- **Data block**:
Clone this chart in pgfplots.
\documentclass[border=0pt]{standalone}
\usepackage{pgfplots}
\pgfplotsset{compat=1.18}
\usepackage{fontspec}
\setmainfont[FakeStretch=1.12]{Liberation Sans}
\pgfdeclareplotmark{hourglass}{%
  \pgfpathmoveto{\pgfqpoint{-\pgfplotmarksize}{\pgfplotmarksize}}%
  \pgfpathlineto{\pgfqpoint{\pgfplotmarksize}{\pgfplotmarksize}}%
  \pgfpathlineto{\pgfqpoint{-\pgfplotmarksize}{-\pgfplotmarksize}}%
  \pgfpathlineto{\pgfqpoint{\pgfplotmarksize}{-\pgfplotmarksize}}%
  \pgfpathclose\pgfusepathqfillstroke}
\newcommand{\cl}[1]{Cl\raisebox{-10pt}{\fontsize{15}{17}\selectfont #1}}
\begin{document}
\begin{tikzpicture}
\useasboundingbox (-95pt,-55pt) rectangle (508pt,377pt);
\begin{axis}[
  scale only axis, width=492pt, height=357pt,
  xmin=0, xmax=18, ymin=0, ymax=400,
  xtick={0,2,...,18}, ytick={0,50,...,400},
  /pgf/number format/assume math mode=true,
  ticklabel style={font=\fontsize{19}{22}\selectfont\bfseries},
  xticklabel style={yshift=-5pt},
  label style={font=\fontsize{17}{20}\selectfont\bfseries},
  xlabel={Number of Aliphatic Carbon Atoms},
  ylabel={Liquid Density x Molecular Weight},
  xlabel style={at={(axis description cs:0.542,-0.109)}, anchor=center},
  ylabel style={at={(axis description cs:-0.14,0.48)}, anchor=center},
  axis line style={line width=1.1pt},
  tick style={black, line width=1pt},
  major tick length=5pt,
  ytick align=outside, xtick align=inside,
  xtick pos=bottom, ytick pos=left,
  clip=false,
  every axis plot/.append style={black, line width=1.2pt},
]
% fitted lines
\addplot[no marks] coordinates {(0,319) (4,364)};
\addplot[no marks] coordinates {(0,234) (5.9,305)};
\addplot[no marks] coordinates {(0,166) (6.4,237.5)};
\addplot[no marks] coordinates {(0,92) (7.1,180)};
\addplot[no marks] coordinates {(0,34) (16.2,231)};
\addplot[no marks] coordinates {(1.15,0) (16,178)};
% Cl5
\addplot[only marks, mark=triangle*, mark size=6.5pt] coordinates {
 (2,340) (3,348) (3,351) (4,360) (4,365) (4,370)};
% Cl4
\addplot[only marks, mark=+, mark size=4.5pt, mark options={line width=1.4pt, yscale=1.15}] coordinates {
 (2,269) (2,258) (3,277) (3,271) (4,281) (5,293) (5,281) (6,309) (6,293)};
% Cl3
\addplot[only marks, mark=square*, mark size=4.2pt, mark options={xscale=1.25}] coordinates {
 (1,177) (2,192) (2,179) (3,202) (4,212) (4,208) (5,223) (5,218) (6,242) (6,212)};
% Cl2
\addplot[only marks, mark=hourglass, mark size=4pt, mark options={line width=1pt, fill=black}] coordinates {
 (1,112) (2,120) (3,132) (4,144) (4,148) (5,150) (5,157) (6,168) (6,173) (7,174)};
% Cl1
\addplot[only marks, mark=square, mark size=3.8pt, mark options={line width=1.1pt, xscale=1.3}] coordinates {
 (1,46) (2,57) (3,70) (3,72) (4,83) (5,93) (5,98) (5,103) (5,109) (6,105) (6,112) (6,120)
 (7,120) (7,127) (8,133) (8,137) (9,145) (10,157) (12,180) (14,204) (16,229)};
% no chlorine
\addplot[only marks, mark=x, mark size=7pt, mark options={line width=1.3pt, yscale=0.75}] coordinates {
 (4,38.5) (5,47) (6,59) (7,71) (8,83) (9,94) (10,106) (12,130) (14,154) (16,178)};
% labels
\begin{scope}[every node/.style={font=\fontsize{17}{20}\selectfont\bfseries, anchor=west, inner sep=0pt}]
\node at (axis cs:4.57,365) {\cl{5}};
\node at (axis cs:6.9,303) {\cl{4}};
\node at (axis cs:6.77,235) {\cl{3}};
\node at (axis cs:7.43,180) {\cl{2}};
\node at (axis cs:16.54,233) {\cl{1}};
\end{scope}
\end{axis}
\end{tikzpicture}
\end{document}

- **Short task**: Extract each line from the listing above, please, and repeat it exactly.

- **Answer below**:
Clone this chart in pgfplots.
\documentclass[border=0pt]{standalone}
\usepackage{pgfplots}
\pgfplotsset{compat=1.18}
\usepackage{fontspec}
\setmainfont[FakeStretch=1.12]{Liberation Sans}
\pgfdeclareplotmark{hourglass}{%
  \pgfpathmoveto{\pgfqpoint{-\pgfplotmarksize}{\pgfplotmarksize}}%
  \pgfpathlineto{\pgfqpoint{\pgfplotmarksize}{\pgfplotmarksize}}%
  \pgfpathlineto{\pgfqpoint{-\pgfplotmarksize}{-\pgfplotmarksize}}%
  \pgfpathlineto{\pgfqpoint{\pgfplotmarksize}{-\pgfplotmarksize}}%
  \pgfpathclose\pgfusepathqfillstroke}
\newcommand{\cl}[1]{Cl\raisebox{-10pt}{\fontsize{15}{17}\selectfont #1}}
\begin{document}
\begin{tikzpicture}
\useasboundingbox (-95pt,-55pt) rectangle (508pt,377pt);
\begin{axis}[
  scale only axis, width=492pt, height=357pt,
  xmin=0, xmax=18, ymin=0, ymax=400,
  xtick={0,2,...,18}, ytick={0,50,...,400},
  /pgf/number format/assume math mode=true,
  ticklabel style={font=\fontsize{19}{22}\selectfont\bfseries},
  xticklabel style={yshift=-5pt},
  label style={font=\fontsize{17}{20}\selectfont\bfseries},
  xlabel={Number of Aliphatic Carbon Atoms},
  ylabel={Liquid Density x Molecular Weight},
  xlabel style={at={(axis description cs:0.542,-0.109)}, anchor=center},
  ylabel style={at={(axis description cs:-0.14,0.48)}, anchor=center},
  axis line style={line width=1.1pt},
  tick style={black, line width=1pt},
  major tick length=5pt,
  ytick align=outside, xtick align=inside,
  xtick pos=bottom, ytick pos=left,
  clip=false,
  every axis plot/.append style={black, line width=1.2pt},
]
% fitted lines
\addplot[no marks] coordinates {(0,319) (4,364)};
\addplot[no marks] coordinates {(0,234) (5.9,305)};
\addplot[no marks] coordinates {(0,166) (6.4,237.5)};
\addplot[no marks] coordinates {(0,92) (7.1,180)};
\addplot[no marks] coordinates {(0,34) (16.2,231)};
\addplot[no marks] coordinates {(1.15,0) (16,178)};
% Cl5
\addplot[only marks, mark=triangle*, mark size=6.5pt] coordinates {
 (2,340) (3,348) (3,351) (4,360) (4,365) (4,370)};
% Cl4
\addplot[only marks, mark=+, mark size=4.5pt, mark options={line width=1.4pt, yscale=1.15}] coordinates {
 (2,269) (2,258) (3,277) (3,271) (4,281) (5,293) (5,281) (6,309) (6,293)};
% Cl3
\addplot[only marks, mark=square*, mark size=4.2pt, mark options={xscale=1.25}] coordinates {
 (1,177) (2,192) (2,179) (3,202) (4,212) (4,208) (5,223) (5,218) (6,242) (6,212)};
% Cl2
\addplot[only marks, mark=hourglass, mark size=4pt, mark options={line width=1pt, fill=black}] coordinates {
 (1,112) (2,120) (3,132) (4,144) (4,148) (5,150) (5,157) (6,168) (6,173) (7,174)};
% Cl1
\addplot[only marks, mark=square, mark size=3.8pt, mark options={line width=1.1pt, xscale=1.3}] coordinates {
 (1,46) (2,57) (3,70) (3,72) (4,83) (5,93) (5,98) (5,103) (5,109) (6,105) (6,112) (6,120)
 (7,120) (7,127) (8,133) (8,137) (9,145) (10,157) (12,180) (14,204) (16,229)};
% no chlorine
\addplot[only marks, mark=x, mark size=7pt, mark options={line width=1.3pt, yscale=0.75}] coordinates {
 (4,38.5) (5,47) (6,59) (7,71) (8,83) (9,94) (10,106) (12,130) (14,154) (16,178)};
% labels
\begin{scope}[every node/.style={font=\fontsize{17}{20}\selectfont\bfseries, anchor=west, inner sep=0pt}]
\node at (axis cs:4.57,365) {\cl{5}};
\node at (axis cs:6.9,303) {\cl{4}};
\node at (axis cs:6.77,235) {\cl{3}};
\node at (axis cs:7.43,180) {\cl{2}};
\node at (axis cs:16.54,233) {\cl{1}};
\end{scope}
\end{axis}
\end{tikzpicture}
\end{document}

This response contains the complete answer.